§ Plotting code records
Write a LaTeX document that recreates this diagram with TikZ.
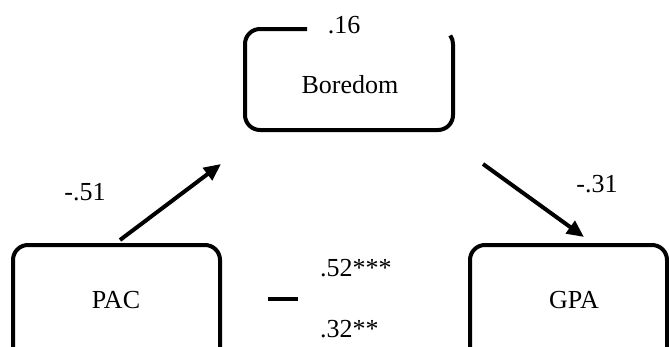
\documentclass[tikz,border=0pt]{standalone}
\usepackage{fontspec}
\setmainfont{Liberation Serif}
\usetikzlibrary{arrows.meta}
\begin{document}
\begin{tikzpicture}[x=1pt,y=-1pt,
  lbl/.style={inner sep=0pt,font=\fontsize{26}{30}\selectfont},
  boxline/.style={line width=4pt,rounded corners=15pt},
  path/.style={line width=4pt,-{Triangle[length=17pt,width=15pt]}}]
\useasboundingbox (0,0) rectangle (669,346);
\clip (0,0) rectangle (669,346);
% box outlines
\draw[boxline] (307,29) -- (245,29) -- (245,130) -- (453,130) -- (453,44);
\draw[line width=4pt] (453,44) arc[start angle=0,end angle=35,radius=15pt];
\draw[boxline] (13,360) -- (13,245) -- (220,245) -- (220,360);
\draw[boxline] (470,360) -- (470,245) -- (667,245) -- (667,360);
% texts
\node[lbl,anchor=base] (boredom) at (350,93) {Boredom};
\node[lbl,anchor=base] (pac) at (116,308) {PAC};
\node[lbl,anchor=base] (gpa) at (574,308) {GPA};
\node[lbl,anchor=base] (r16) at (344,33) {.16};
\node[lbl,anchor=base] (a) at (85,200) {-.51};
\node[lbl,anchor=base] (b) at (597,192) {-.31};
\node[lbl,anchor=base west] (c) at (320,276) {.52***};
\node[lbl,anchor=base west] (cp) at (320,337) {.32**};
% connectors
\coordinate (s1) at (120,240);
\coordinate (e1) at (221,164);
\coordinate (s2) at (483,164);
\coordinate (e2) at (584,237);
\coordinate (m1) at (268,299);
\coordinate (m2) at (298,299);
\draw[path] (s1) -- (e1);
\draw[path] (s2) -- (e2);
\draw[line width=4pt] (m1) -- (m2);
\end{tikzpicture}
\end{document}
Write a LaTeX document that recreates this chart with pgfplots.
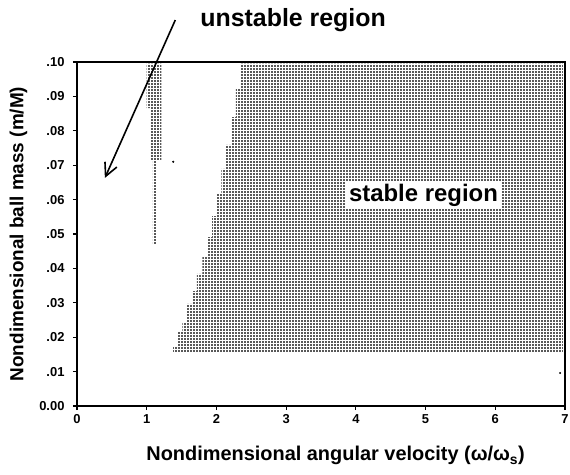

§ What you are asked to do
Transcribe each entry precisely as given, leaving the pictures out.

§ Solution to this problem
Write a LaTeX document that recreates this diagram with TikZ.
\documentclass[tikz,border=0pt]{standalone}
\usepackage{fontspec}
\setmainfont{Liberation Serif}
\usetikzlibrary{arrows.meta}
\begin{document}
\begin{tikzpicture}[x=1pt,y=-1pt,
  lbl/.style={inner sep=0pt,font=\fontsize{26}{30}\selectfont},
  boxline/.style={line width=4pt,rounded corners=15pt},
  path/.style={line width=4pt,-{Triangle[length=17pt,width=15pt]}}]
\useasboundingbox (0,0) rectangle (669,346);
\clip (0,0) rectangle (669,346);
% box outlines
\draw[boxline] (307,29) -- (245,29) -- (245,130) -- (453,130) -- (453,44);
\draw[line width=4pt] (453,44) arc[start angle=0,end angle=35,radius=15pt];
\draw[boxline] (13,360) -- (13,245) -- (220,245) -- (220,360);
\draw[boxline] (470,360) -- (470,245) -- (667,245) -- (667,360);
% texts
\node[lbl,anchor=base] (boredom) at (350,93) {Boredom};
\node[lbl,anchor=base] (pac) at (116,308) {PAC};
\node[lbl,anchor=base] (gpa) at (574,308) {GPA};
\node[lbl,anchor=base] (r16) at (344,33) {.16};
\node[lbl,anchor=base] (a) at (85,200) {-.51};
\node[lbl,anchor=base] (b) at (597,192) {-.31};
\node[lbl,anchor=base west] (c) at (320,276) {.52***};
\node[lbl,anchor=base west] (cp) at (320,337) {.32**};
% connectors
\coordinate (s1) at (120,240);
\coordinate (e1) at (221,164);
\coordinate (s2) at (483,164);
\coordinate (e2) at (584,237);
\coordinate (m1) at (268,299);
\coordinate (m2) at (298,299);
\draw[path] (s1) -- (e1);
\draw[path] (s2) -- (e2);
\draw[line width=4pt] (m1) -- (m2);
\end{tikzpicture}
\end{document}
Write a LaTeX document that recreates this chart with pgfplots.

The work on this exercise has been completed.